START Data provided
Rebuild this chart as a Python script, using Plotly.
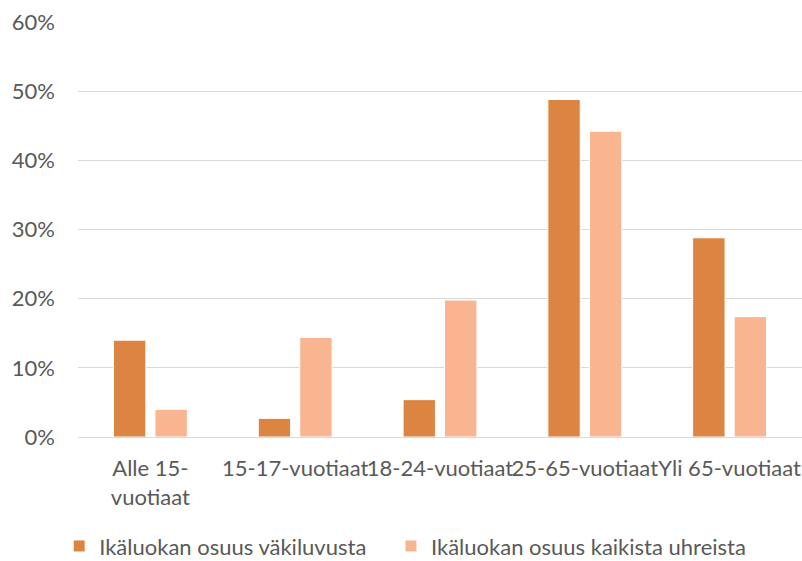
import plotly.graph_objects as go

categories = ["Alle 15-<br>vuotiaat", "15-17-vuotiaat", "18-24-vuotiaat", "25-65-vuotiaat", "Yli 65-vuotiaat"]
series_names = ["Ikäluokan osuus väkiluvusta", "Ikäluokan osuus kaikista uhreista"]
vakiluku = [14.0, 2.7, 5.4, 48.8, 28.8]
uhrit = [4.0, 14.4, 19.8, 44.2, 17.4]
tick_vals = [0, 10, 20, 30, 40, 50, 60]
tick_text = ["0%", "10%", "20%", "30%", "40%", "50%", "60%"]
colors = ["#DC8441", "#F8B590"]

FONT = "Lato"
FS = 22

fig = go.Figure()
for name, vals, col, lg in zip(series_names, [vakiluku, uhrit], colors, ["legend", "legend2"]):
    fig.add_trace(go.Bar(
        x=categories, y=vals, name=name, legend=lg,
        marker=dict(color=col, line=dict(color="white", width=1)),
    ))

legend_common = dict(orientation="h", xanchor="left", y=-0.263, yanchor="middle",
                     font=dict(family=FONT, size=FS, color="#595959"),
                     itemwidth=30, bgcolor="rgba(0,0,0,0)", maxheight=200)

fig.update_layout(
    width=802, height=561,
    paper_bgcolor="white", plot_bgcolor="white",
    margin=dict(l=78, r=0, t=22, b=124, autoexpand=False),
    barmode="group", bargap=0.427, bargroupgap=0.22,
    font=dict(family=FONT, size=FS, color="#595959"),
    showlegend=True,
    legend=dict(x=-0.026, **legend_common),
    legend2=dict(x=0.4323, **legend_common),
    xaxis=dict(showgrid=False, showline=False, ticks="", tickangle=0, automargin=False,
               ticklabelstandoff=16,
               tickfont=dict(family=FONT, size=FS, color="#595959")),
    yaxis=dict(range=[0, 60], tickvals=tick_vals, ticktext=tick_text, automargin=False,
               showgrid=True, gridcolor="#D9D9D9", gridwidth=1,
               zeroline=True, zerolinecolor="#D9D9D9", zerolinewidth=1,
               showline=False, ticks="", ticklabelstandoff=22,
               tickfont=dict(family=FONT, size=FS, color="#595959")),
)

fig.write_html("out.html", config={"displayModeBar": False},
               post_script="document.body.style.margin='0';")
END Data provided
> _Task to carry out_: Copy the listing in full and without alteration, omitting every picture.

> _Exercise result_:
Rebuild this chart as a Python script, using Plotly.
import plotly.graph_objects as go

categories = ["Alle 15-<br>vuotiaat", "15-17-vuotiaat", "18-24-vuotiaat", "25-65-vuotiaat", "Yli 65-vuotiaat"]
series_names = ["Ikäluokan osuus väkiluvusta", "Ikäluokan osuus kaikista uhreista"]
vakiluku = [14.0, 2.7, 5.4, 48.8, 28.8]
uhrit = [4.0, 14.4, 19.8, 44.2, 17.4]
tick_vals = [0, 10, 20, 30, 40, 50, 60]
tick_text = ["0%", "10%", "20%", "30%", "40%", "50%", "60%"]
colors = ["#DC8441", "#F8B590"]

FONT = "Lato"
FS = 22

fig = go.Figure()
for name, vals, col, lg in zip(series_names, [vakiluku, uhrit], colors, ["legend", "legend2"]):
    fig.add_trace(go.Bar(
        x=categories, y=vals, name=name, legend=lg,
        marker=dict(color=col, line=dict(color="white", width=1)),
    ))

legend_common = dict(orientation="h", xanchor="left", y=-0.263, yanchor="middle",
                     font=dict(family=FONT, size=FS, color="#595959"),
                     itemwidth=30, bgcolor="rgba(0,0,0,0)", maxheight=200)

fig.update_layout(
    width=802, height=561,
    paper_bgcolor="white", plot_bgcolor="white",
    margin=dict(l=78, r=0, t=22, b=124, autoexpand=False),
    barmode="group", bargap=0.427, bargroupgap=0.22,
    font=dict(family=FONT, size=FS, color="#595959"),
    showlegend=True,
    legend=dict(x=-0.026, **legend_common),
    legend2=dict(x=0.4323, **legend_common),
    xaxis=dict(showgrid=False, showline=False, ticks="", tickangle=0, automargin=False,
               ticklabelstandoff=16,
               tickfont=dict(family=FONT, size=FS, color="#595959")),
    yaxis=dict(range=[0, 60], tickvals=tick_vals, ticktext=tick_text, automargin=False,
               showgrid=True, gridcolor="#D9D9D9", gridwidth=1,
               zeroline=True, zerolinecolor="#D9D9D9", zerolinewidth=1,
               showline=False, ticks="", ticklabelstandoff=22,
               tickfont=dict(family=FONT, size=FS, color="#595959")),
)

fig.write_html("out.html", config={"displayModeBar": False},
               post_script="document.body.style.margin='0';")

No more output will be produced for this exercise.